Bu noktada Foucault’ya geri dönmek faydalı olabilir. Tekil olayları sabitlerin süreklilik çizgisinde eriten geleneksel tarihe karşı ideal süreklilikleri tekil olaylara indirgeyen bir tarih anlayışı olarak soybilim, Foucault’ya göre bir karşı-hafıza pratiğidir. Bu karşı-hafızanın hedef aldığı üç şey vardır: gerçeklik, kimlik ve hakikat.
Geleneksel tarih, olsa olsa geçici maskelerin sunulduğu ve bunların bireyselleştirilmiş ve gerçek kimlikler olarak benimsendiği bir karnavaldır. Bu durumun farkında olan soybilim ise maskaralığı en uç noktasına kadar götürecek ve sabit bir özü, tarihin herhangi verili bir ânında değişmez bir gerçekliği ve ulvi bir kökeni olduğu düşünülen her kimliğin (ve her maskenin) aslında çok sayıdaki mümkün kimlikten (ve çok sayıdaki mümkün maskeden) sadece biri olduğunu gösterecektir. Dolayısıyla bu doğrultuda tatbik edilecek bir tarih pratiğinin amacı artık, kendi solgun bireyselliğimizi geçmişin gerçek ve güçlü kimlikleriyle özdeşleştirmek yerine ortada mebzul miktarda mümkün kimlik olduğunu göstererek gerçekliğimizi elimizden almak olacaktır. Yani kökeni hatırlayarak “kendini gerçekleştirmek” değil, gerçek olduğu düşünülen “kendi”yi gerçeksizleştirmek.
Suç ortağı
Soybilim bir yandan da sabit, gerçek ve kıymeti kendinden-menkul olarak sunulanın sistematik olarak dağıtılmasıdır, “çünkü ne kadar cılız olsa da bir maskenin altında pekiştirmeye ve birleştirmeye çalıştığımız bu kimliğin kendisi bir parodiden başka bir şey değildir.” Bu yüzden soybilimin amacı kimliğimizin köklerini bulmak değil, tersine, onu dağıtmaya can atmaktır. Soybilim bugüne gelmek için atladığımız eşiği, metafizikçilerin geri döneceğimizi vaat ettikleri anavatanı tanımlamaz. Dolayısıyla, tarihin bu kullanımı, kimliğimizin en özlü parçasını barındıran bir “köken” fikrini ve tarihin de bu özü muhafaza eden ve gerçekleştiren sürekli bir gelişim çizgisi olduğu iddiasını reddetmek anlamına gelir.
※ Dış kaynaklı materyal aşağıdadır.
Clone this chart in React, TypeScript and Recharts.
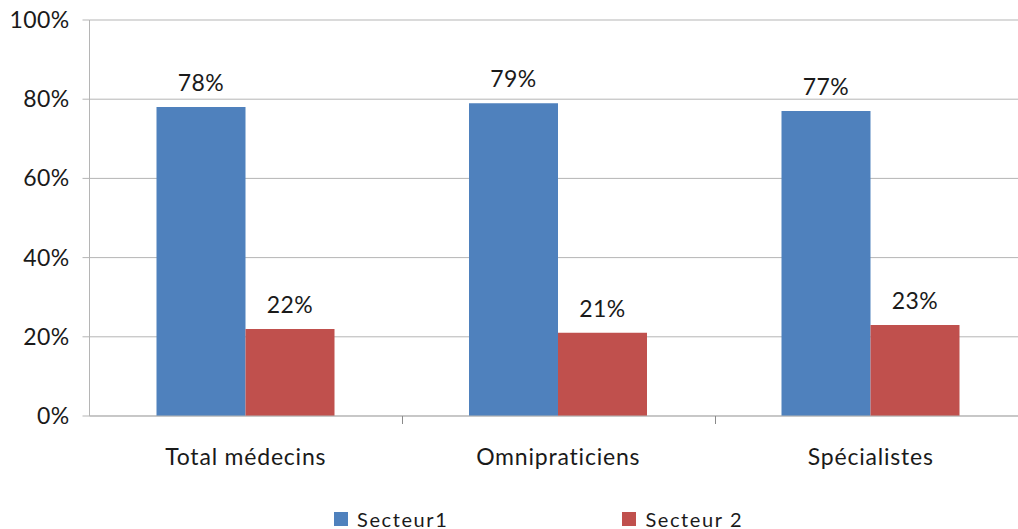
import { BarChart, Bar, CartesianGrid, LabelList, Legend, XAxis, YAxis } from "recharts";

const categories = ["Total médecins", "Omnipraticiens", "Spécialistes"];
const secteur1 = [78, 79, 77];
const secteur2 = [22, 21, 23];
const yTicks = [0, 20, 40, 60, 80, 100];

const data = categories.map((name, i) => ({ name, s1: secteur1[i], s2: secteur2[i] }));

const FONT = "Lato, 'Open Sans', sans-serif";
const BLUE = "#4f81bd";
const RED = "#c0504d";
const GRID = "#b5b5b5";

function YTick({ x, y, payload }: any) {
  return (
    <text x={x} y={y} dy={8} textAnchor="end" fontFamily={FONT} fontSize={23} fill="#1a1a1a" letterSpacing={0.4}>
      {payload.value}%
    </text>
  );
}

// category label plus a tick mark on the right-hand band boundary
function XTick({ x, y, payload, index, width, visibleTicksCount }: any) {
  const band = width / (visibleTicksCount || categories.length);
  const bx = Math.round(x + band / 2) + 0.5;
  return (
    <g>
      {index < categories.length - 1 && (
        <line x1={bx} x2={bx} y1={y} y2={y + 8} stroke="#8a8a8a" />
      )}
      <text x={x} y={y} dy={49} textAnchor="middle" fontFamily={FONT} fontSize={23} fill="#1a1a1a" letterSpacing={0.8}>
        {payload.value}
      </text>
    </g>
  );
}

function LegendBox() {
  const items = [
    { label: "Secteur1", color: BLUE },
    { label: "Secteur 2", color: RED },
  ];
  return (
    <div style={{ height: 40, display: "flex", alignItems: "flex-end", paddingLeft: 334, gap: 174, fontFamily: FONT }}>
      {items.map((it) => (
        <div key={it.label} style={{ display: "flex", alignItems: "center", gap: 9, height: 18, marginBottom: 1 }}>
          <span style={{ width: 14, height: 14, background: it.color, display: "inline-block" }} />
          <span style={{ fontSize: 20, letterSpacing: 1.6, color: "#1a1a1a", lineHeight: "18px" }}>{it.label}</span>
        </div>
      ))}
    </div>
  );
}

export default function App() {
  return (
    <div>
      <style>{"html,body{margin:0;overflow:hidden;background:#fff}"}</style>
      <BarChart
        width={1040}
        height={529}
        data={data}
        margin={{ top: 20, right: 13, left: 0, bottom: 0 }}
        barGap={0}
        barSize={89}
      >
        <CartesianGrid vertical={false} stroke={GRID} />
        <XAxis
          dataKey="name"
          height={73}
          tickLine={false}
          tickSize={0}
          tickMargin={0}
          axisLine={{ stroke: GRID }}
          tick={<XTick />}
          interval={0}
        />
        <YAxis
          width={89.5}
          domain={[0, 100]}
          ticks={yTicks}
          tickSize={7}
          tickMargin={13}
          axisLine={{ stroke: GRID }}
          tickLine={{ stroke: GRID }}
          tick={<YTick />}
        />
        <Legend verticalAlign="bottom" align="left" content={() => <LegendBox />} />
        <Bar dataKey="s1" name="Secteur1" fill={BLUE} isAnimationActive={false}>
          <LabelList
            dataKey="s1"
            position="top"
            offset={16}
            formatter={(v: any) => `${v}%`}
            style={{ fontFamily: FONT, fontSize: 23, fill: "#1a1a1a", letterSpacing: 0.4 }}
          />
        </Bar>
        <Bar dataKey="s2" name="Secteur 2" fill={RED} isAnimationActive={false}>
          <LabelList
            dataKey="s2"
            position="top"
            offset={16}
            formatter={(v: any) => `${v}%`}
            style={{ fontFamily: FONT, fontSize: 23, fill: "#1a1a1a", letterSpacing: 0.4 }}
          />
        </Bar>
      </BarChart>
    </div>
  );
}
Nihayet, Foucault’ya göre, soybilim bir bilgi öznesi olarak tarihi, tarihin muhayyel tarafsızlığını ve hakikat vaadini tahrip eder, çünkü taşıdığı maske nedeniyle tarafsız olduğunu, hakikate dört elle sarıldığını iddia eden tarih, dönüp kendine baktığında bir bilme istenci keşfedecek ve bu istencin içgüdü, tutku, hırs, acımasızlık ve kötülük gibi biçimler altında işlediğini görecektir. Başka bir deyişle, bir güç istencine cevap veren bu büyük bilme isteğinin tarihsel analizi adaletsizliğe yaslanmayan bilgi olmadığını ortaya çıkartacaktır.
Bir köken bularak kimlik için gelenek kurmaya çalışan tür tarih, fıtratın sözcülüğünü yapan totalitaryen eğilimlerin en önemli suç ortağıdır.